SEOUL, South Korea — A day after a powerful tropical storm flooded dozens of homes and turned streets into muddy rivers, South Korea threw a huge K-Pop concert in Seoul for 40,000 Scouts whose global Jamboree was disrupted by the weather.
Friday’s concert at a wet soccer stadium featured various performers, including girl groups NewJeans and Ive. The show was quickly put together by government officials as the closing event of the World Scout Jamboree. It came as the country began to clean up and make repairs in the aftermath of the storm, Khanun, which pounded the country’s southern and eastern regions with intense rains and winds that forced thousands to evacuate and left at least one person dead after making landfall early Thursday.
Khanun had weakened by the time it arrived in the densely populated Seoul metropolitan area Thursday night, and it blew into North Korea early Friday as a tropical depression.
The Jamboree was held at a coastal campsite before Khanun forced mass relocation efforts to house the Scouts in university dormitories, government and corporate training centers and hotels in the greater Seoul region and nearby areas.
Even before the storm effectively cut the Jamboree short, organizers struggled to continue the event in the face of punishing heat wave and hygiene problems that led thousands of British and Americans Scouts to leave the campsite early.
Those pullouts were a huge public relations setback for a country that continuously seeks the recognition huge international events bring. Friday’s concert came after frantic government efforts to give the Jamboree a proper ending.
“We are sorry about the difficulties Scouts experienced in the face of an unprecedented heat wave and typhoon triggered by climate change,” South Korean Prime Minister Han Duck-soo said in a speech before the concert at the Seoul World Cup Stadium. He didn’t get much attention from the huge crowds of global scouts packing the seats in multicolored unforms and raincoats, who roared in excitement and made waves rising in sequence around the stadium as Han read out his statement.

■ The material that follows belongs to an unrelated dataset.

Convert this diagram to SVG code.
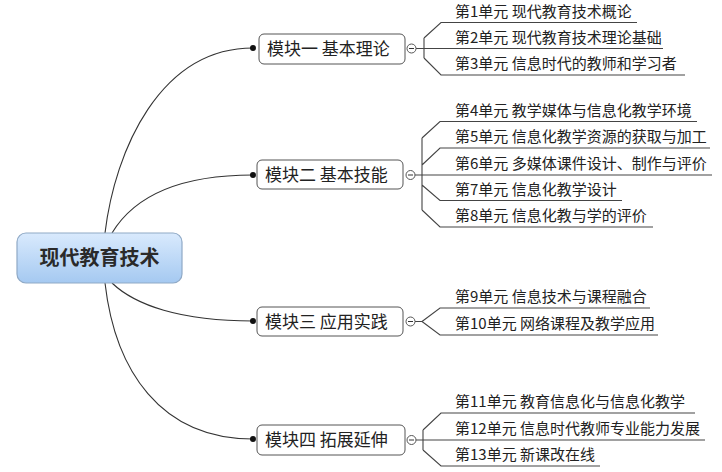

The Scouts cheered enthusiastically as the singers began performing on a brightly illuminated stage amid light rain, waving heart-shaped light sticks and filming with their phones.
Government officials said most commercial flights and train services had resumed and power was mostly restored to some 46,000 households that had been knocked out of electricity as Khanun blew through the country.
No major storm damage has been reported in Seoul, where rain continued into the evening. In the nearby port city of Incheon, workers responded to flooded homes and collapsed walls.
In the southern inland city of Daegu, a 67-year-old man found near a bloated stream was later pronounced dead. Workers were searching for another person who was swept into a stream while using a wheelchair.
In Gangwon province, a mountainous region on the east coast that was drenched with some of Khanun’s heaviest rain, emergency workers in the seaside cities of Gangneung and Sokcho waded across rivers of brown, thigh-high water covering what used to be streets.
Nearly 16,000 people, mostly in southern regions, had been forced to evacuate from the storm but around 11,400 have returned home as of Friday, according to the Ministry of the Interior and Safety.
The storm damaged or destroyed at least 64 roads and damaged around 50 homes and buildings. Authorities restricted access to nearly 700 motorways as the rain persisted.
North Korea didn’t immediately confirm any meaningful damage caused by the storm, although its state TV mentioned some uprooted trees. State media has previously described nationwide efforts to strengthen the monitoring of roads, railways, bridges and coastlines, and to employ measures to protect factory machines and crops.